* Problem description
Skip the pictures, please, and write out exactly the lines from the opening of the data through the line containing "bottom += vals".

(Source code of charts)
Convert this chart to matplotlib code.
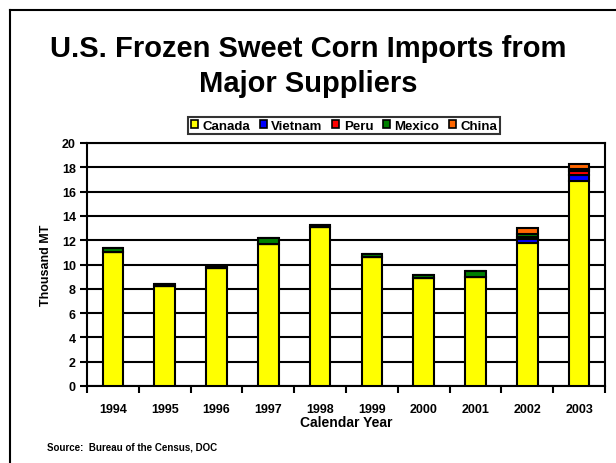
import numpy as np
import matplotlib
matplotlib.use("Agg")
import matplotlib.pyplot as plt
from matplotlib.lines import Line2D
from matplotlib.patches import Patch

plt.rcParams["font.family"] = ["Liberation Sans", "DejaVu Sans"]
plt.rcParams["font.weight"] = "bold"

years = ["1994", "1995", "1996", "1997", "1998", "1999", "2000", "2001", "2002", "2003"]
canada = [11.0, 8.25, 9.75, 11.65, 13.1, 10.65, 8.85, 9.0, 11.8, 16.9]
vietnam = [0, 0, 0, 0, 0, 0, 0, 0, 0.3, 0.5]
peru = [0, 0, 0, 0, 0, 0, 0, 0, 0.15, 0.3]
mexico = [0.35, 0.15, 0.15, 0.5, 0.18, 0.2, 0.3, 0.5, 0.25, 0.2]
china = [0, 0, 0, 0, 0, 0, 0, 0, 0.5, 0.35]

series = [("Canada", canada, "#FFFF00"),
          ("Vietnam", vietnam, "#0000FF"),
          ("Peru", peru, "#FF0000"),
          ("Mexico", mexico, "#008000"),
          ("China", china, "#FF6600")]

fig = plt.figure(figsize=(6.16, 4.64), dpi=100)
ax = fig.add_axes([87 / 616, 1 - 387 / 464, 518 / 616, 243 / 464])

x = np.arange(len(years))
bottom = np.zeros(len(years))
for name, vals, color in series:
    vals = np.array(vals)
    ax.bar(x, vals, width=0.4, bottom=bottom, color=color,
           edgecolor="black", linewidth=1.5, zorder=3)
    bottom += vals

ax.set_xlim(-0.5, len(years) - 0.5)
ax.set_ylim(0, 20)
ax.set_yticks(range(0, 21, 2))
ax.yaxis.grid(True, color="black", linewidth=1.5, zorder=0)
ax.set_xticks(x)
ax.set_xticklabels(years, fontsize=9, fontweight="bold")
ax.set_xticks(np.arange(-0.5, len(years), 1), minor=True)
ax.tick_params(axis="x", which="major", length=0, pad=12)
ax.tick_params(axis="x", which="minor", length=5, width=1.5, direction="out")
ax.tick_params(axis="y", length=5, width=1.5, direction="out", labelsize=9, pad=3)
for lab in ax.get_yticklabels():
    lab.set_fontweight("bold")
for sp in ax.spines.values():
    sp.set_linewidth(1.5)
    sp.set_color("black")

ax.set_ylabel("Thousand MT", fontsize=9, fontweight="bold", labelpad=7)
ax.set_xlabel("Calendar Year", fontsize=10, fontweight="bold", labelpad=0)

fig.text(308 / 616, 1 - 49 / 464, "U.S. Frozen Sweet Corn Imports from",
         ha="center", va="center", fontsize=21, fontweight="bold")
fig.text(308 / 616, 1 - 84 / 464, "Major Suppliers",
         ha="center", va="center", fontsize=21, fontweight="bold")
fig.text(47 / 616, 1 - 448 / 464, "Source:  Bureau of the Census, DOC",
         ha="left", va="center", fontsize=7, fontweight="bold")

handles = [Patch(facecolor=c, edgecolor="black", linewidth=1.2) for _, _, c in series]
leg = fig.legend(handles, [s[0] for s in series], loc="center",
                 bbox_to_anchor=(344 / 616, 1 - 126.5 / 464), ncol=5,
                 fontsize=9.5, frameon=True, fancybox=False,
                 handlelength=0.55, handleheight=0.55, handletextpad=0.35,
                 columnspacing=0.7, borderpad=0.2, borderaxespad=0)
leg.get_frame().set_edgecolor("black")
leg.get_frame().set_linewidth(1.5)
for t in leg.get_texts():
    t.set_fontweight("bold")

fig.add_artist(Line2D([10 / 616, 10 / 616], [0, 1 - 11 / 464], color="black",
                      linewidth=1.5, transform=fig.transFigure))
fig.add_artist(Line2D([10 / 616, 1], [1 - 11 / 464, 1 - 11 / 464], color="black",
                      linewidth=1.5, transform=fig.transFigure))

fig.savefig("out.png", dpi=100)
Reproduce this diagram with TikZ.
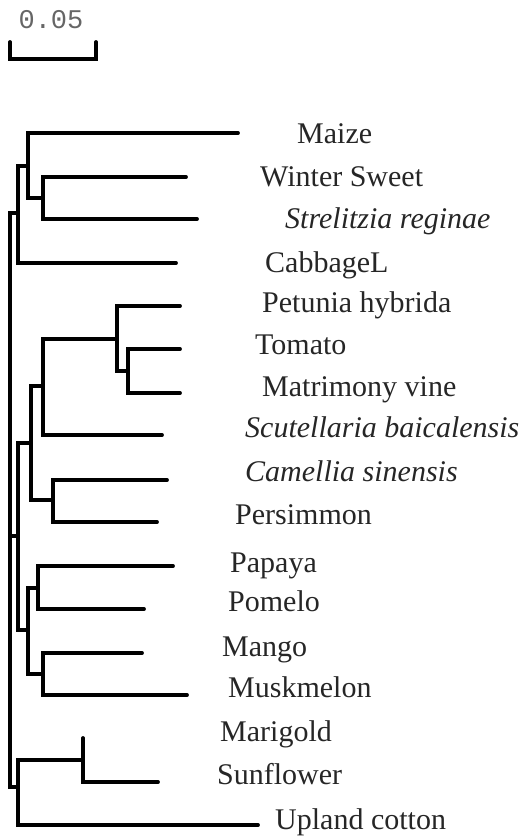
\documentclass[tikz,border=0pt]{standalone}
\usepackage{fontspec}
\setmainfont{Liberation Serif}
\newfontfamily\barfont{Liberation Mono}
\begin{document}
\begin{tikzpicture}[x=1pt, y=-1pt,
    branch/.style={line width=3.8pt, line cap=round, line join=miter},
    taxon/.style={anchor=base west, inner sep=0pt, text=black!85, font=\fontsize{30}{36}\selectfont},
    sptaxon/.style={taxon, font=\fontsize{30}{36}\selectfont\itshape}]
    \useasboundingbox (0,0) rectangle (525,839);

    % --- SCALE BAR ---
    \node[inner sep=0pt, text=black!60, font=\barfont\fontsize{27}{30}\selectfont] (barlabel) at (51,20) {0.05};
    \coordinate (barL) at (10,42);
    \coordinate (barR) at (96,42);
    \draw[branch] (barL) -- ++(0,17) -| (barR);

    % --- INNER NODES ---
    \coordinate (root) at (10,536);
    \coordinate (nA)   at (18,213);
    \coordinate (nA1)  at (28,166);
    \coordinate (nA2)  at (43,198);
    \coordinate (nB)   at (18,536);
    \coordinate (nB1)  at (31,443);
    \coordinate (nB11) at (43,386);
    \coordinate (nB111) at (117,339);
    \coordinate (nB1111) at (128,371);
    \coordinate (nB12) at (53,500);
    \coordinate (nB2)  at (28,630);
    \coordinate (nB21) at (38,588);
    \coordinate (nB22) at (43,674);
    \coordinate (nC)   at (18,787);
    \coordinate (nC1)  at (83,760);

    % --- TIPS ---
    \coordinate (tMaize)   at (238,133);
    \coordinate (tWinter)  at (186,177);
    \coordinate (tStrel)   at (197,219);
    \coordinate (tCabbage) at (176,263);
    \coordinate (tPetunia) at (180,306);
    \coordinate (tTomato)  at (180,349);
    \coordinate (tMatri)   at (180,393);
    \coordinate (tScut)    at (162,435);
    \coordinate (tCamel)   at (167,480);
    \coordinate (tPersim)  at (157,522);
    \coordinate (tPapaya)  at (173,566);
    \coordinate (tPomelo)  at (144,609);
    \coordinate (tMango)   at (142,653);
    \coordinate (tMusk)    at (187,695);
    \coordinate (tMari)    at (83,738);
    \coordinate (tSun)     at (158,782);
    \coordinate (tCotton)  at (258,825);

    % --- BRANCHES ---
    \foreach \p/\c in {root/nA, root/nB, root/nC,
        nA/nA1, nA/tCabbage, nA1/tMaize, nA1/nA2, nA2/tWinter, nA2/tStrel,
        nB/nB1, nB/nB2, nB1/nB11, nB1/nB12, nB11/nB111, nB11/tScut,
        nB111/tPetunia, nB111/nB1111, nB1111/tTomato, nB1111/tMatri,
        nB12/tCamel, nB12/tPersim, nB2/nB21, nB2/nB22,
        nB21/tPapaya, nB21/tPomelo, nB22/tMango, nB22/tMusk,
        nC/nC1, nC/tCotton, nC1/tMari, nC1/tSun}
        \draw[branch] (\p) |- (\c);

    % --- LABELS ---
    \node[taxon]   (lMaize)   at (297,143) {Maize};
    \node[taxon]   (lWinter)  at (260,186) {Winter Sweet};
    \node[sptaxon] (lStrel)   at (285,228) {Strelitzia reginae};
    \node[taxon]   (lCabbage) at (265,272) {CabbageL};
    \node[taxon]   (lPetunia) at (262,312) {Petunia hybrida};
    \node[taxon]   (lTomato)  at (255,354) {Tomato};
    \node[taxon]   (lMatri)   at (262,396) {Matrimony vine};
    \node[sptaxon] (lScut)    at (245,437) {Scutellaria baicalensis};
    \node[sptaxon] (lCamel)   at (245,481) {Camellia sinensis};
    \node[taxon]   (lPersim)  at (235,524) {Persimmon};
    \node[taxon]   (lPapaya)  at (230,572) {Papaya};
    \node[taxon]   (lPomelo)  at (228,611) {Pomelo};
    \node[taxon]   (lMango)   at (222,656) {Mango};
    \node[taxon]   (lMusk)    at (228,697) {Muskmelon};
    \node[taxon]   (lMari)    at (220,741) {Marigold};
    \node[taxon]   (lSun)     at (217,784) {Sunflower};
    \node[taxon]   (lCotton)  at (275,829) {Upland cotton};
\end{tikzpicture}
\end{document}
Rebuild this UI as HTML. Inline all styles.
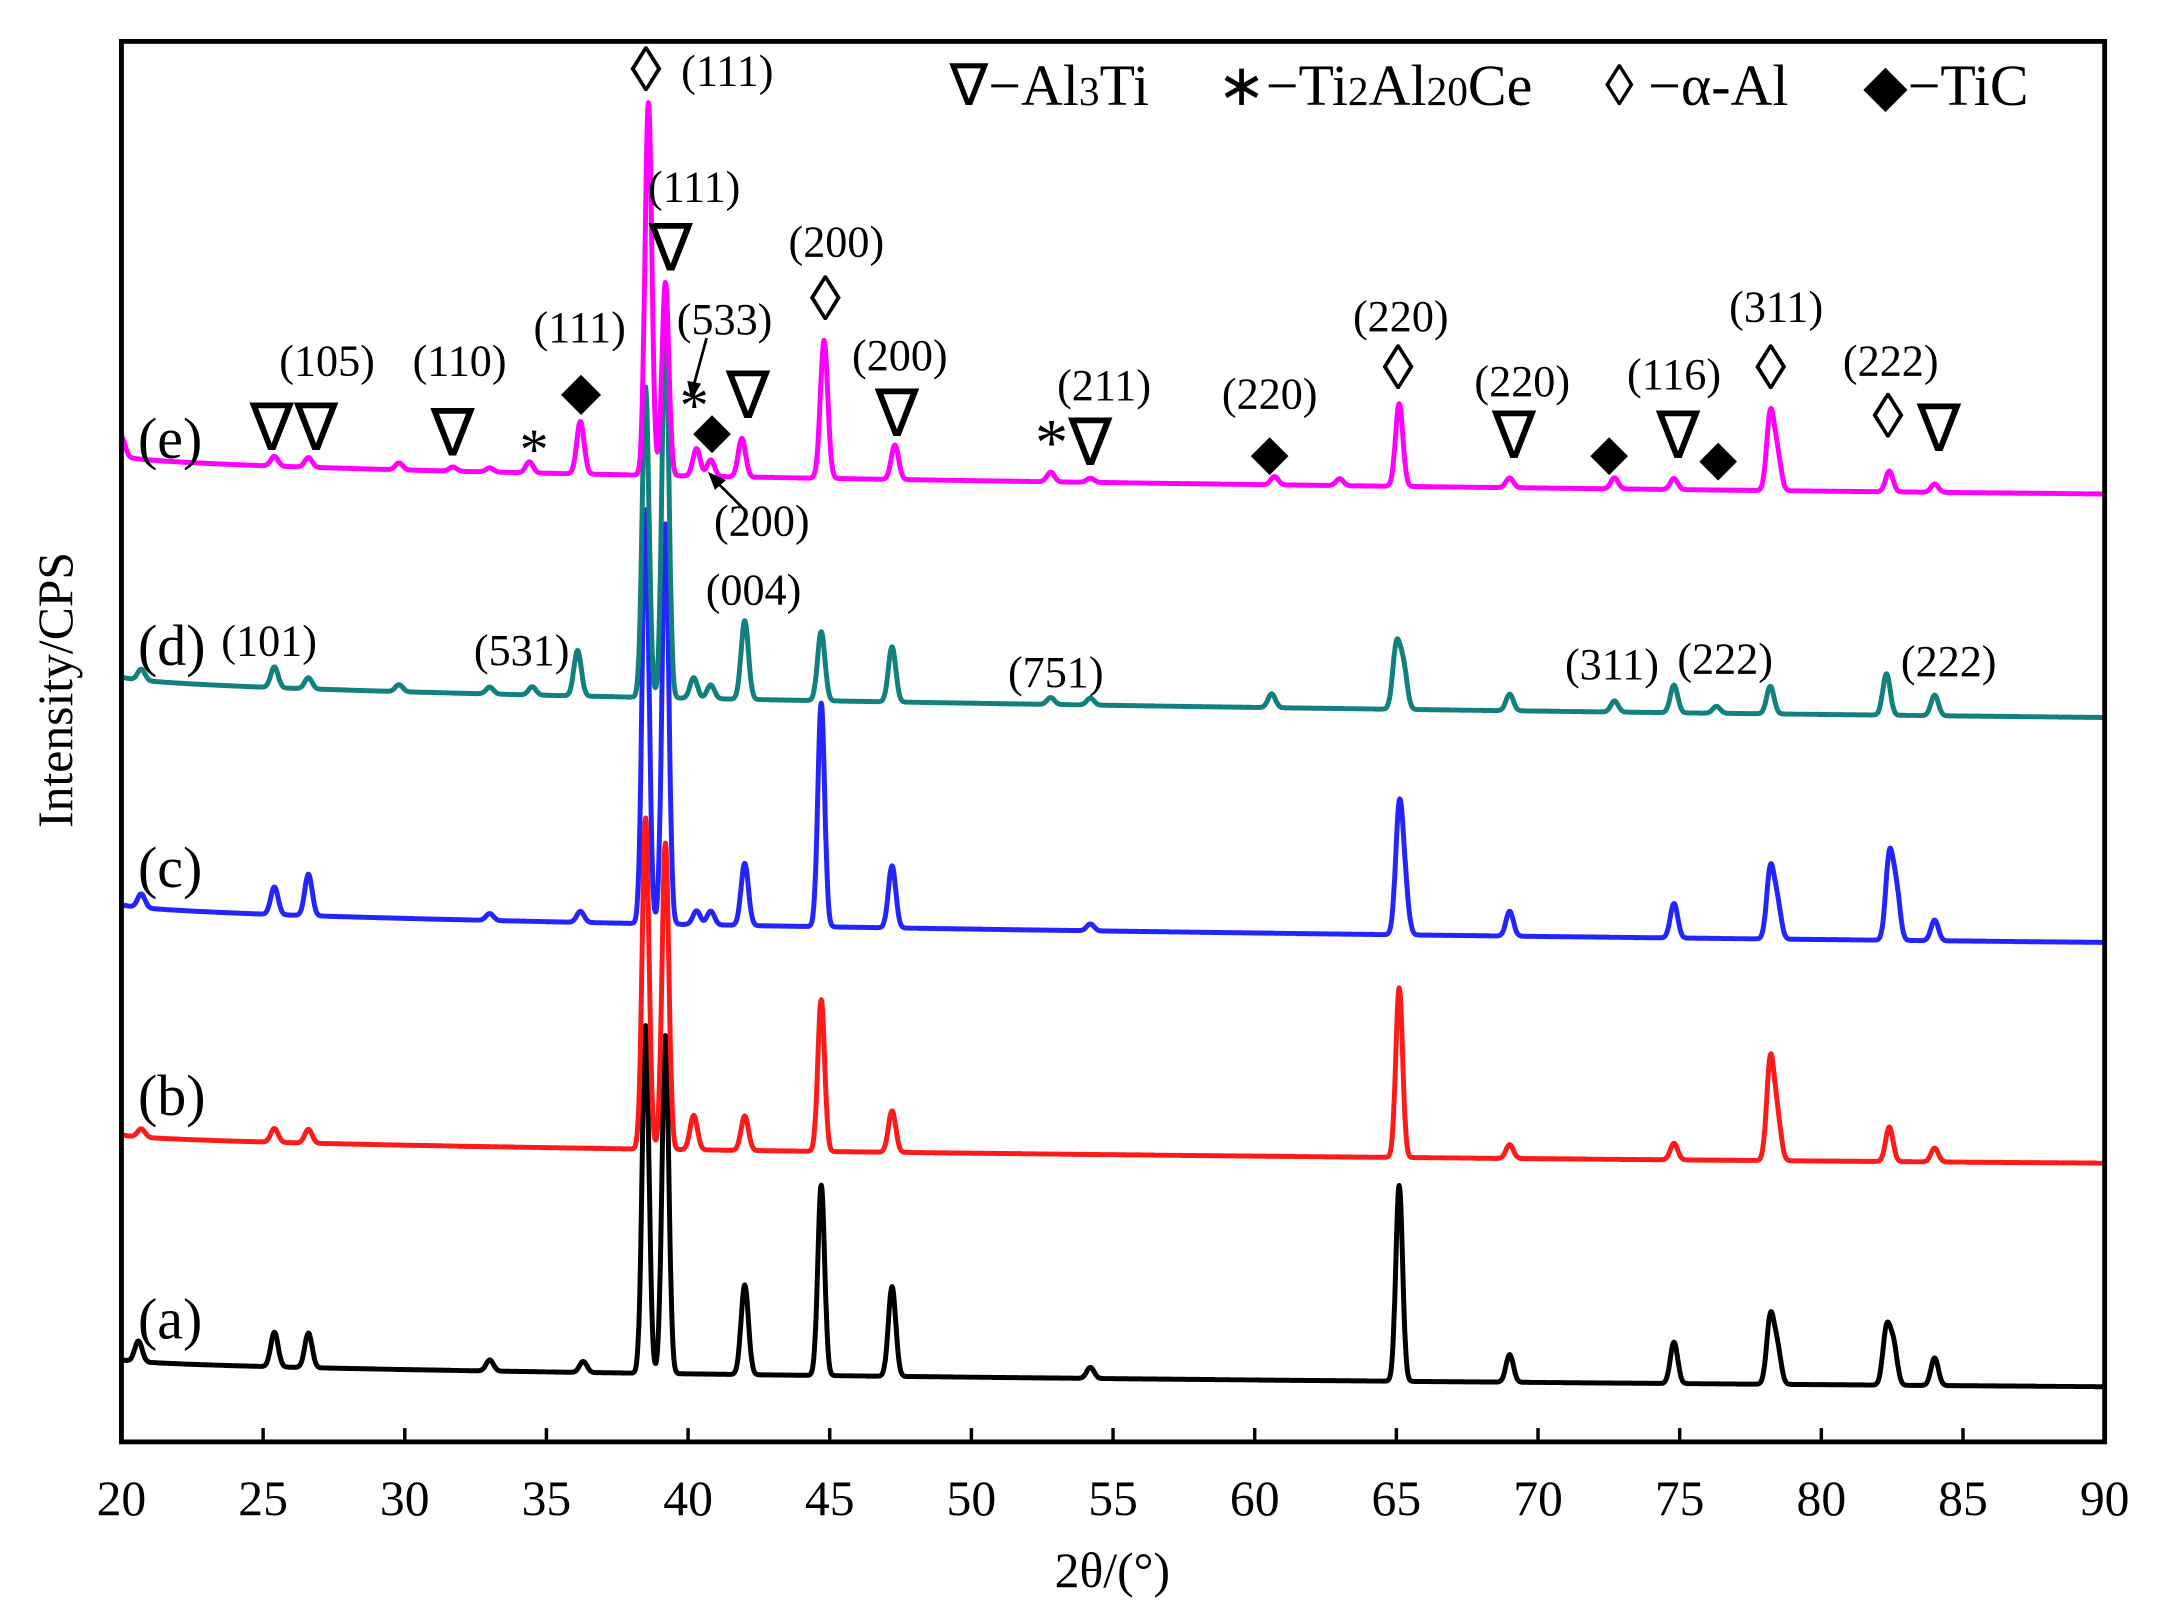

* Expected answer
Convert this chart to matplotlib code.
import numpy as np
import matplotlib
matplotlib.use("Agg")
import matplotlib.pyplot as plt
from matplotlib.lines import Line2D
from matplotlib.patches import Patch

plt.rcParams["font.family"] = ["Liberation Sans", "DejaVu Sans"]
plt.rcParams["font.weight"] = "bold"

years = ["1994", "1995", "1996", "1997", "1998", "1999", "2000", "2001", "2002", "2003"]
canada = [11.0, 8.25, 9.75, 11.65, 13.1, 10.65, 8.85, 9.0, 11.8, 16.9]
vietnam = [0, 0, 0, 0, 0, 0, 0, 0, 0.3, 0.5]
peru = [0, 0, 0, 0, 0, 0, 0, 0, 0.15, 0.3]
mexico = [0.35, 0.15, 0.15, 0.5, 0.18, 0.2, 0.3, 0.5, 0.25, 0.2]
china = [0, 0, 0, 0, 0, 0, 0, 0, 0.5, 0.35]

series = [("Canada", canada, "#FFFF00"),
          ("Vietnam", vietnam, "#0000FF"),
          ("Peru", peru, "#FF0000"),
          ("Mexico", mexico, "#008000"),
          ("China", china, "#FF6600")]

fig = plt.figure(figsize=(6.16, 4.64), dpi=100)
ax = fig.add_axes([87 / 616, 1 - 387 / 464, 518 / 616, 243 / 464])

x = np.arange(len(years))
bottom = np.zeros(len(years))
for name, vals, color in series:
    vals = np.array(vals)
    ax.bar(x, vals, width=0.4, bottom=bottom, color=color,
           edgecolor="black", linewidth=1.5, zorder=3)
    bottom += vals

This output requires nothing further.